IPUMS USA has two versions of ConsPUMAs…
The original CONSPUMA variable bridges 1980, 1990, and 2000 PUMA definitions, so it’s available through the 2011 ACS (the last sample to use 2000 PUMA definitions).
The newer CPUMA0010 variable bridges 2000 and 2010 PUMA definitions, so it’s available for 2000 samples up through the most recent ACS sample.
It sounds like you’ve already produced your own 2000-2010 PUMA crosswalk, but for future reference, IPUMS USA also supplies a 2000-2010 crosswalk through the 0010 ConsPUMA definitions page.
More information on the algorithm we used to construct 0010 ConsPUMAs is available in this is 2016 PAA paper.
If you’re familiar with GIS software or with spatial analysis packages in R or other similar tools, the simplest way to build a crosswalk from 1990 to the later PUMAs would be to use IPUMS USA’s GIS boundary files, spatially overlaying the 1990 PUMA shapefile with the 0010 ConsPUMA shapefile (or separately with the 2000 and 2010 PUMA shapefiles).
(Note that 1990 shapefiles are based on 2000 Census TIGER/Line files and the 0010 ConsPUMA shapefile is based on 2010 TIGER/Line files. If you overlay shapefiles based on different versions of TIGER/Line features, you’ll get many slivers: invalid intersections among PUMAs where PUMA boundary representations are slightly different. You’d want to try to identify and ignore such slivers in your final crosswalk.)
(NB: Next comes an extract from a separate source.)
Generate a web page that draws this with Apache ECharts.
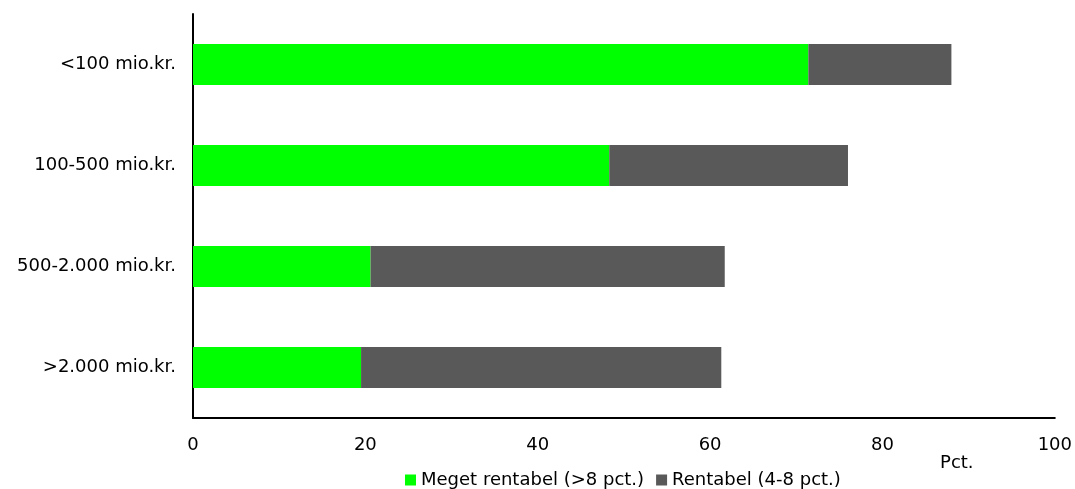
<!DOCTYPE html>
<html>
<head>
<meta charset="utf-8">
<script src="https://cdn.jsdelivr.net/npm/echarts@6/dist/echarts.min.js"></script>
<style>
html,body{margin:0;padding:0;background:#fff;}
#c{width:1075px;height:489px;}
</style>
</head>
<body>
<div id="c"></div>
<script>
var categories = ['<100 mio.kr.', '100-500 mio.kr.', '500-2.000 mio.kr.', '>2.000 mio.kr.'];
var seriesNames = ['Meget rentabel (>8 pct.)', 'Rentabel (4-8 pct.)'];
var megetRentabel = [71.4, 48.3, 20.6, 19.5];
var rentabel = [16.6, 27.7, 41.1, 41.8];
var xTicks = [0, 20, 40, 60, 80, 100];
var axisName = 'Pct.';

var FONT = 'DejaVu Sans';
var chart = echarts.init(document.getElementById('c'), null, {renderer: 'canvas'});
chart.setOption({
  animation: false,
  backgroundColor: '#ffffff',
  textStyle: {fontFamily: FONT},
  grid: {left: 193, right: 19, top: 14, bottom: 71, containLabel: false},
  legend: {
    data: seriesNames,
    left: 400,
    top: 466,
    icon: 'rect',
    itemWidth: 11,
    itemHeight: 11,
    itemGap: 12,
    textStyle: {fontFamily: FONT, fontSize: 18, color: '#000'}
  },
  xAxis: {
    type: 'value',
    min: xTicks[0],
    max: xTicks[xTicks.length - 1],
    interval: xTicks[1] - xTicks[0],
    name: axisName,
    nameLocation: 'end',
    nameGap: -98,
    nameTextStyle: {fontFamily: FONT, fontSize: 18, color: '#000', align: 'center', verticalAlign: 'top', padding: [36, 0, 0, 0]},
    axisLine: {show: true, lineStyle: {color: '#000', width: 2}},
    axisTick: {show: false},
    splitLine: {show: false},
    axisLabel: {fontFamily: FONT, fontSize: 18, color: '#000', margin: 18}
  },
  yAxis: {
    type: 'category',
    data: categories,
    inverse: true,
    axisLine: {show: true, lineStyle: {color: '#000', width: 2}},
    axisTick: {show: false},
    splitLine: {show: false},
    axisLabel: {fontFamily: FONT, fontSize: 18, color: '#000', margin: 17}
  },
  series: [
    {name: seriesNames[0], type: 'bar', stack: 'a', data: megetRentabel, barWidth: 41, itemStyle: {color: '#00ff00'}},
    {name: seriesNames[1], type: 'bar', stack: 'a', data: rentabel, barWidth: 41, itemStyle: {color: '#595959'}}
  ]
});
</script>
</body>
</html>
Alternatively, you could avoid using the shapefiles and use only the PUMA composition files (available through the Geographic Tools pages) to try to identify common components of PUMAs across time. However, in some cases, a 1990 PUMA and a 2000 PUMA could have the same components (e.g., a group of suburban cities) but if the boundaries of those components changed between 1990 and 2000 (e.g., due to annexation), then the PUMA boundaries would change without any change in the composition files. The shapefiles are a better indicator of how PUMA boundaries have changed.